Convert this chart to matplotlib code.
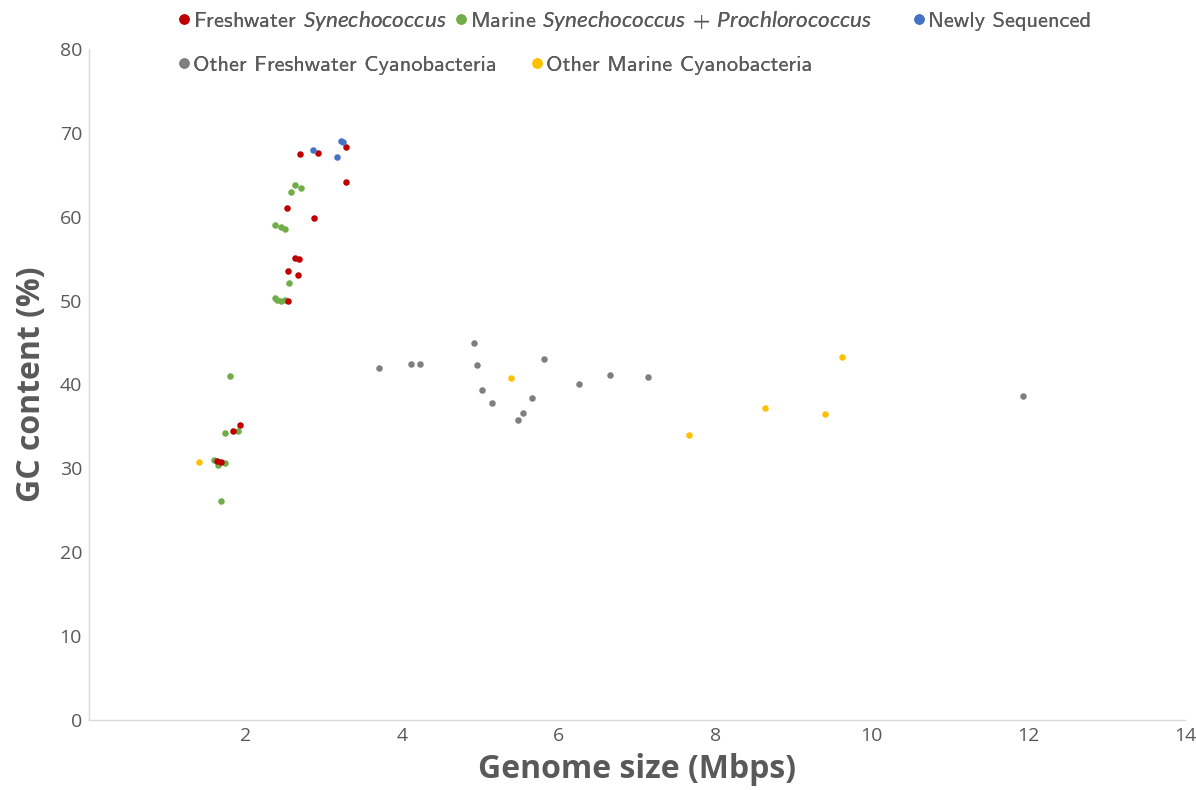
import matplotlib
matplotlib.use("Agg")
import matplotlib.pyplot as plt
from matplotlib.lines import Line2D

plt.rcParams['mathtext.fontset'] = 'custom'
plt.rcParams['mathtext.rm'] = 'cmss10'
plt.rcParams['mathtext.it'] = 'Lato:italic'
plt.rcParams['font.family'] = ['cmss10', 'DejaVu Sans']
plt.rcParams['axes.unicode_minus'] = False

# ---- data ----
fresh_syn_x = [3.28, 2.69, 2.92, 3.28, 2.53, 2.87, 2.63, 2.68, 2.54, 2.67, 2.54, 1.93, 1.84, 1.64, 1.69]
fresh_syn_y = [68.3, 67.5, 67.6, 64.1, 61.0, 59.9, 55.1, 55.0, 53.5, 53.1, 49.9, 35.2, 34.4, 30.9, 30.8]

marine_x = [2.63, 2.71, 2.58, 2.38, 2.45, 2.51, 2.55, 2.37, 2.40, 2.45, 2.51, 1.80, 1.90, 1.74, 1.60, 1.74, 1.65, 1.69]
marine_y = [63.8, 63.4, 63.0, 59.0, 58.8, 58.5, 52.1, 50.3, 50.1, 49.95, 50.1, 41.0, 34.4, 34.2, 31.0, 30.7, 30.4, 26.1]

new_x = [3.22, 3.25, 2.86, 3.17]
new_y = [69.0, 68.9, 67.9, 67.1]

other_fresh_x = [3.71, 4.11, 4.23, 4.92, 4.95, 5.02, 5.15, 5.48, 5.54, 5.66, 5.81, 6.26, 6.65, 7.14, 11.93]
other_fresh_y = [42.0, 42.5, 42.5, 44.9, 42.3, 39.3, 37.8, 35.8, 36.6, 38.4, 43.0, 40.0, 41.1, 40.9, 38.6]

other_marine_x = [1.40, 5.39, 7.66, 8.64, 9.40, 9.62]
other_marine_y = [30.8, 40.8, 34.0, 37.2, 36.5, 43.3]

x_ticks = [2, 4, 6, 8, 10, 12, 14]
y_ticks = [0, 10, 20, 30, 40, 50, 60, 70, 80]

C_RED = '#C00000'
C_GREEN = '#70AD47'
C_BLUE = '#4472C4'
C_GRAY = '#7F7F7F'
C_YELLOW = '#FFC000'
TXT = '#595959'

W, H = 1196, 790
fig = plt.figure(figsize=(W/100, H/100), dpi=100)
ax = fig.add_axes([89/W, 1-720/H, (1185-89)/W, (720-49)/H])

s = 22
ax.scatter(other_fresh_x, other_fresh_y, s=s, color=C_GRAY, linewidths=0, zorder=3)
ax.scatter(other_marine_x, other_marine_y, s=s, color=C_YELLOW, linewidths=0, zorder=3)
ax.scatter(marine_x, marine_y, s=s, color=C_GREEN, linewidths=0, zorder=4)
ax.scatter(fresh_syn_x, fresh_syn_y, s=s, color=C_RED, linewidths=0, zorder=5)
ax.scatter(new_x, new_y, s=s, color=C_BLUE, linewidths=0, zorder=6)

ax.set_xlim(0, 14)
ax.set_ylim(0, 80)
ax.set_xticks(x_ticks)
ax.set_yticks(y_ticks)
ax.tick_params(length=0, labelsize=14, colors=TXT)
ax.tick_params(axis='x', pad=5)
ax.tick_params(axis='y', pad=5)
for lab in ax.get_xticklabels() + ax.get_yticklabels():
    lab.set_fontfamily('Open Sans')
for sp in ['top', 'right']:
    ax.spines[sp].set_visible(False)
for sp in ['left', 'bottom']:
    ax.spines[sp].set_color('#D9D9D9')
    ax.spines[sp].set_linewidth(1.0)

ax.set_xlabel('Genome size (Mbps)', fontsize=23, fontweight='bold', color=TXT,
              fontfamily='Open Sans', labelpad=6)
ax.set_ylabel('GC content (%)', fontsize=23, fontweight='bold', color=TXT,
              fontfamily='Open Sans', labelpad=8)

def h(c):
    return Line2D([], [], marker='o', linestyle='', markersize=7.5, markerfacecolor=c, markeredgewidth=0)

entries = [
    (C_RED, 'Freshwater $\\mathit{Synechococcus}$', 175, 21),
    (C_GREEN, 'Marine $\\mathit{Synechococcus}$ + $\\mathit{Prochlorococcus}$', 452, 21),
    (C_BLUE, 'Newly Sequenced', 910, 21),
    (C_GRAY, 'Other Freshwater Cyanobacteria', 175, 65),
    (C_YELLOW, 'Other Marine Cyanobacteria', 528, 65),
]
for c, lab, px, py in entries:
    lg = fig.legend([h(c)], [lab], loc='center left', bbox_to_anchor=(px/W, 1-py/H),
                    frameon=False, fontsize=16.2, handletextpad=0.0, labelcolor=TXT,
                    borderpad=0, borderaxespad=0, handlelength=0.8)
    fig.add_artist(lg)

fig.savefig('out.png', dpi=100, facecolor='white')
◇ ◇ ◇ ◇
The request: Give all the lines above again, character for character, without pictures.

Correct answer:
Convert this chart to matplotlib code.
import matplotlib
matplotlib.use("Agg")
import matplotlib.pyplot as plt
from matplotlib.lines import Line2D

plt.rcParams['mathtext.fontset'] = 'custom'
plt.rcParams['mathtext.rm'] = 'cmss10'
plt.rcParams['mathtext.it'] = 'Lato:italic'
plt.rcParams['font.family'] = ['cmss10', 'DejaVu Sans']
plt.rcParams['axes.unicode_minus'] = False

# ---- data ----
fresh_syn_x = [3.28, 2.69, 2.92, 3.28, 2.53, 2.87, 2.63, 2.68, 2.54, 2.67, 2.54, 1.93, 1.84, 1.64, 1.69]
fresh_syn_y = [68.3, 67.5, 67.6, 64.1, 61.0, 59.9, 55.1, 55.0, 53.5, 53.1, 49.9, 35.2, 34.4, 30.9, 30.8]

marine_x = [2.63, 2.71, 2.58, 2.38, 2.45, 2.51, 2.55, 2.37, 2.40, 2.45, 2.51, 1.80, 1.90, 1.74, 1.60, 1.74, 1.65, 1.69]
marine_y = [63.8, 63.4, 63.0, 59.0, 58.8, 58.5, 52.1, 50.3, 50.1, 49.95, 50.1, 41.0, 34.4, 34.2, 31.0, 30.7, 30.4, 26.1]

new_x = [3.22, 3.25, 2.86, 3.17]
new_y = [69.0, 68.9, 67.9, 67.1]

other_fresh_x = [3.71, 4.11, 4.23, 4.92, 4.95, 5.02, 5.15, 5.48, 5.54, 5.66, 5.81, 6.26, 6.65, 7.14, 11.93]
other_fresh_y = [42.0, 42.5, 42.5, 44.9, 42.3, 39.3, 37.8, 35.8, 36.6, 38.4, 43.0, 40.0, 41.1, 40.9, 38.6]

other_marine_x = [1.40, 5.39, 7.66, 8.64, 9.40, 9.62]
other_marine_y = [30.8, 40.8, 34.0, 37.2, 36.5, 43.3]

x_ticks = [2, 4, 6, 8, 10, 12, 14]
y_ticks = [0, 10, 20, 30, 40, 50, 60, 70, 80]

C_RED = '#C00000'
C_GREEN = '#70AD47'
C_BLUE = '#4472C4'
C_GRAY = '#7F7F7F'
C_YELLOW = '#FFC000'
TXT = '#595959'

W, H = 1196, 790
fig = plt.figure(figsize=(W/100, H/100), dpi=100)
ax = fig.add_axes([89/W, 1-720/H, (1185-89)/W, (720-49)/H])

s = 22
ax.scatter(other_fresh_x, other_fresh_y, s=s, color=C_GRAY, linewidths=0, zorder=3)
ax.scatter(other_marine_x, other_marine_y, s=s, color=C_YELLOW, linewidths=0, zorder=3)
ax.scatter(marine_x, marine_y, s=s, color=C_GREEN, linewidths=0, zorder=4)
ax.scatter(fresh_syn_x, fresh_syn_y, s=s, color=C_RED, linewidths=0, zorder=5)
ax.scatter(new_x, new_y, s=s, color=C_BLUE, linewidths=0, zorder=6)

ax.set_xlim(0, 14)
ax.set_ylim(0, 80)
ax.set_xticks(x_ticks)
ax.set_yticks(y_ticks)
ax.tick_params(length=0, labelsize=14, colors=TXT)
ax.tick_params(axis='x', pad=5)
ax.tick_params(axis='y', pad=5)
for lab in ax.get_xticklabels() + ax.get_yticklabels():
    lab.set_fontfamily('Open Sans')
for sp in ['top', 'right']:
    ax.spines[sp].set_visible(False)
for sp in ['left', 'bottom']:
    ax.spines[sp].set_color('#D9D9D9')
    ax.spines[sp].set_linewidth(1.0)

ax.set_xlabel('Genome size (Mbps)', fontsize=23, fontweight='bold', color=TXT,
              fontfamily='Open Sans', labelpad=6)
ax.set_ylabel('GC content (%)', fontsize=23, fontweight='bold', color=TXT,
              fontfamily='Open Sans', labelpad=8)

def h(c):
    return Line2D([], [], marker='o', linestyle='', markersize=7.5, markerfacecolor=c, markeredgewidth=0)

entries = [
    (C_RED, 'Freshwater $\\mathit{Synechococcus}$', 175, 21),
    (C_GREEN, 'Marine $\\mathit{Synechococcus}$ + $\\mathit{Prochlorococcus}$', 452, 21),
    (C_BLUE, 'Newly Sequenced', 910, 21),
    (C_GRAY, 'Other Freshwater Cyanobacteria', 175, 65),
    (C_YELLOW, 'Other Marine Cyanobacteria', 528, 65),
]
for c, lab, px, py in entries:
    lg = fig.legend([h(c)], [lab], loc='center left', bbox_to_anchor=(px/W, 1-py/H),
                    frameon=False, fontsize=16.2, handletextpad=0.0, labelcolor=TXT,
                    borderpad=0, borderaxespad=0, handlelength=0.8)
    fig.add_artist(lg)

fig.savefig('out.png', dpi=100, facecolor='white')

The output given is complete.